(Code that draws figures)

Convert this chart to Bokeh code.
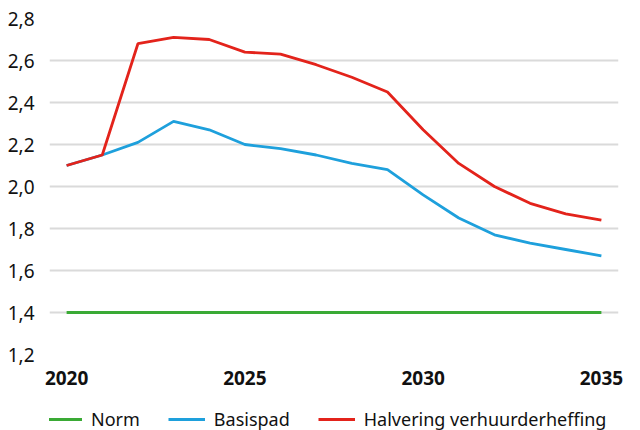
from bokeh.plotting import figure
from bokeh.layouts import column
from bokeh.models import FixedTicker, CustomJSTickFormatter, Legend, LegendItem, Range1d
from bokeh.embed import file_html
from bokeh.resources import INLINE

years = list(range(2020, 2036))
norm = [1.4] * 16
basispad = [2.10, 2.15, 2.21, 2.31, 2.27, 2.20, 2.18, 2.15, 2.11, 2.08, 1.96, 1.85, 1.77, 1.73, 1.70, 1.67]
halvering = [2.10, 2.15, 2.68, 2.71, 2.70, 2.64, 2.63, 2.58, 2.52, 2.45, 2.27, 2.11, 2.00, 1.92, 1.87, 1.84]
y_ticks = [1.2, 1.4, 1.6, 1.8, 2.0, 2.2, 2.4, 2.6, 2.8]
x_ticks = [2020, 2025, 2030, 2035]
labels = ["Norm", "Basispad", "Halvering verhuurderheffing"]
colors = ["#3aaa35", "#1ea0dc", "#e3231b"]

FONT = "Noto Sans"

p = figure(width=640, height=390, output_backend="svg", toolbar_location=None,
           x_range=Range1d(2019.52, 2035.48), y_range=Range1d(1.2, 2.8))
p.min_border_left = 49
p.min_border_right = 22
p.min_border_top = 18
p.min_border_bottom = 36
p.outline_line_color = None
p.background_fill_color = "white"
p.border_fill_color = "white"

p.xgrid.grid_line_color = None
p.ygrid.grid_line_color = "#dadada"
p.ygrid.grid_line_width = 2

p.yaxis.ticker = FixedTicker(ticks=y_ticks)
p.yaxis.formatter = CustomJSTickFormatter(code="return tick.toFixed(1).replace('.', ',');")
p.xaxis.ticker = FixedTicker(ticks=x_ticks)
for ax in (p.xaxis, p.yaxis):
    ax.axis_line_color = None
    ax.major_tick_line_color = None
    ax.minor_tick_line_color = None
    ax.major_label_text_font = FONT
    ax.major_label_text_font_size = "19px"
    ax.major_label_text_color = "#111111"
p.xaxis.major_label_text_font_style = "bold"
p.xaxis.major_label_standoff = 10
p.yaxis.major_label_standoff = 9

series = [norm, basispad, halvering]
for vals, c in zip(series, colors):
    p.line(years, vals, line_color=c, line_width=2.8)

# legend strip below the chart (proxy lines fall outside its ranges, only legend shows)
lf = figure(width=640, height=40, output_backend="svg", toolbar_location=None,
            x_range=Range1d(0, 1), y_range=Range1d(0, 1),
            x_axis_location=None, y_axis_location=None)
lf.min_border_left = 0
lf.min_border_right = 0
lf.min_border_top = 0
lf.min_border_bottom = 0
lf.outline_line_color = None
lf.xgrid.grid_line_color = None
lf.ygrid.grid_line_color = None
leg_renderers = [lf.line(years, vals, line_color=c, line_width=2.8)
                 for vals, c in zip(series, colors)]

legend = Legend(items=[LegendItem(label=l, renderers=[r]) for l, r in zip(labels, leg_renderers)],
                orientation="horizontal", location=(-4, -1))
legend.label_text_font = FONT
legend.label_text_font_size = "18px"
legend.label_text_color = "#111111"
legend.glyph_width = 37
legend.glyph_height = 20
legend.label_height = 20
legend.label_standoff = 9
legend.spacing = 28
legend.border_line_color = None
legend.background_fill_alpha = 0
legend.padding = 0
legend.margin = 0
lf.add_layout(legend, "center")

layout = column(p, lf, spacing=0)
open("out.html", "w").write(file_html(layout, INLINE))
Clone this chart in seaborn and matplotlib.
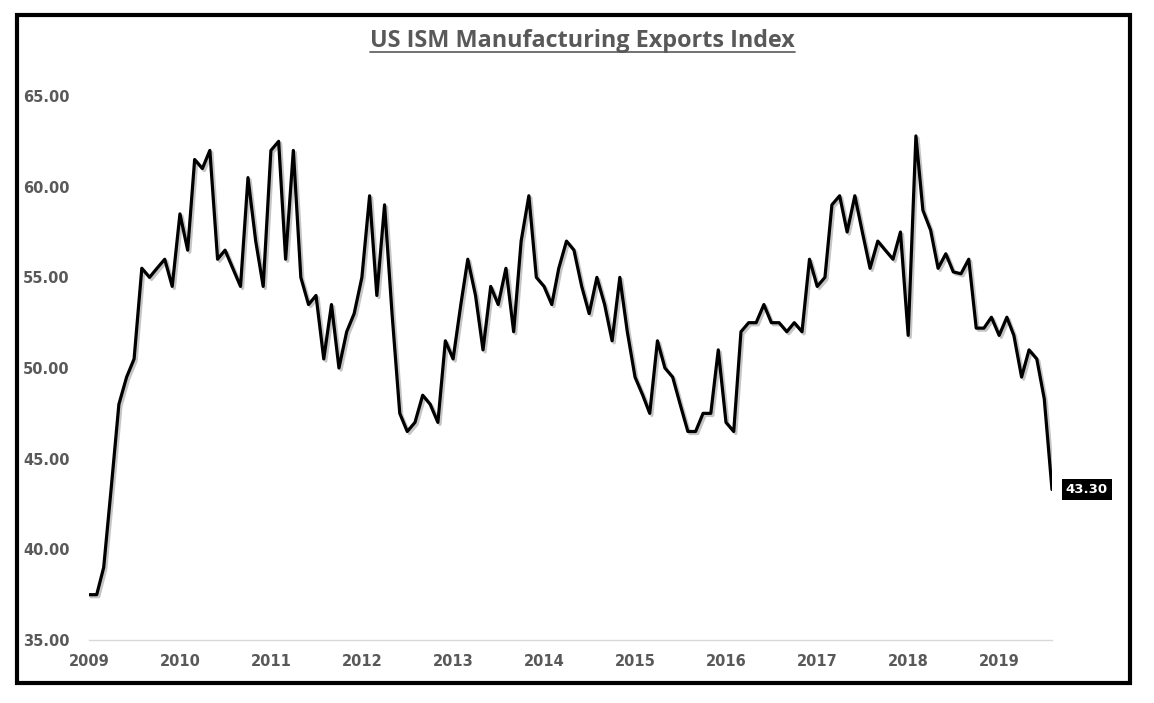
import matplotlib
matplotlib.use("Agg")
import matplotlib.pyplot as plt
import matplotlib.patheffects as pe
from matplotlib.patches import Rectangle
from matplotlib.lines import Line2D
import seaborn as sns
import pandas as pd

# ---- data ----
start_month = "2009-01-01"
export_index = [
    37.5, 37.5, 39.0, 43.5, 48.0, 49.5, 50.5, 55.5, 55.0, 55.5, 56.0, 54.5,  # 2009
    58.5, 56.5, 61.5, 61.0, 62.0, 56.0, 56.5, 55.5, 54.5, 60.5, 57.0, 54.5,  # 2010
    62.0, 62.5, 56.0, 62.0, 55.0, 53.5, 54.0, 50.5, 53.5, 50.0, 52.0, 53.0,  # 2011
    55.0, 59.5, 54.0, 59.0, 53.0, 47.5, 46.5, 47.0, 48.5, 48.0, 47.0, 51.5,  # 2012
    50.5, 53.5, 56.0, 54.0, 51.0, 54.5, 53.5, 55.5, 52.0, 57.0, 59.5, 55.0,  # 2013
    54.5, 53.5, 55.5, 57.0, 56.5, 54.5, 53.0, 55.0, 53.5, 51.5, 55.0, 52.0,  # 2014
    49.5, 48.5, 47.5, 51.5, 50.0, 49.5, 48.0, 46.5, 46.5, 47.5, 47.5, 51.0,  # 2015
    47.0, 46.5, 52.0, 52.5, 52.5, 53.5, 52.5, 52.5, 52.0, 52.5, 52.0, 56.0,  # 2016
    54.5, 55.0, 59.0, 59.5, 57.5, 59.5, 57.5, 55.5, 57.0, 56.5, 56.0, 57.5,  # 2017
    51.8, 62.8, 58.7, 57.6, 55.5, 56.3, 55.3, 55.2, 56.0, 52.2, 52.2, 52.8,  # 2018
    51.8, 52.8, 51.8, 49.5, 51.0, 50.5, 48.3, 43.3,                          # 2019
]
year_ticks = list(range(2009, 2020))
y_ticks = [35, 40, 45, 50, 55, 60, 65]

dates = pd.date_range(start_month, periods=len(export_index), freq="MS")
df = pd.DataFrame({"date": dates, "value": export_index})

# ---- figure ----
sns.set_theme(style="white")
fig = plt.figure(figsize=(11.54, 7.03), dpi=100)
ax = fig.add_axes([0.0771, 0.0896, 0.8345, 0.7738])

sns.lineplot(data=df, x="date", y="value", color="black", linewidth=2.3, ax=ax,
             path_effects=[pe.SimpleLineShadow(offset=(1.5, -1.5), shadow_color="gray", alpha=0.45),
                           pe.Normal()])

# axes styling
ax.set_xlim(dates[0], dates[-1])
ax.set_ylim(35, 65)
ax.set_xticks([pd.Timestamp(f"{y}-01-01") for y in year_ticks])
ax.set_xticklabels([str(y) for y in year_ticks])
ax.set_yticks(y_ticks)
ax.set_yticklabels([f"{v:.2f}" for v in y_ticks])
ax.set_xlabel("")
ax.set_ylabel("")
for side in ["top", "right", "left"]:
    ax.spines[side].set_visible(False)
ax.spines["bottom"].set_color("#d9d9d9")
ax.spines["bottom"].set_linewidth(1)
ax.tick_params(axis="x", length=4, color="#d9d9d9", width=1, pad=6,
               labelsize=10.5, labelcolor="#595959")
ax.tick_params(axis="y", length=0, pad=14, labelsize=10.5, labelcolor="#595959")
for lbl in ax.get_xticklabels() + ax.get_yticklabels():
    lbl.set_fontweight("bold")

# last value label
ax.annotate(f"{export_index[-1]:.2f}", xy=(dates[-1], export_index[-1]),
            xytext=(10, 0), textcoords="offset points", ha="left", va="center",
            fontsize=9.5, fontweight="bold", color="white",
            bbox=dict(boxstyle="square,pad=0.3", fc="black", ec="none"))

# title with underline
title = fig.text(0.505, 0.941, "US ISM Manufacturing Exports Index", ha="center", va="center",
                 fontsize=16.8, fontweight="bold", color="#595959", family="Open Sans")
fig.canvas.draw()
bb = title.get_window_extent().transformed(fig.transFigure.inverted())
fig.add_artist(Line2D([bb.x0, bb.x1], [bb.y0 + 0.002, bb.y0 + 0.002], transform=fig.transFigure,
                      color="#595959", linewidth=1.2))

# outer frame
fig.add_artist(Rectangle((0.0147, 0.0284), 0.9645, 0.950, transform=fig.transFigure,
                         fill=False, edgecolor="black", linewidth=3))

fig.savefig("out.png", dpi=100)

CHALLENGE:
Transcribe, from the records above, the first line and every line after it up to and including the line with "from bokeh.resources import INLINE"; omit pictures.

FINAL RESULT:
Convert this chart to Bokeh code.
from bokeh.plotting import figure
from bokeh.layouts import column
from bokeh.models import FixedTicker, CustomJSTickFormatter, Legend, LegendItem, Range1d
from bokeh.embed import file_html
from bokeh.resources import INLINE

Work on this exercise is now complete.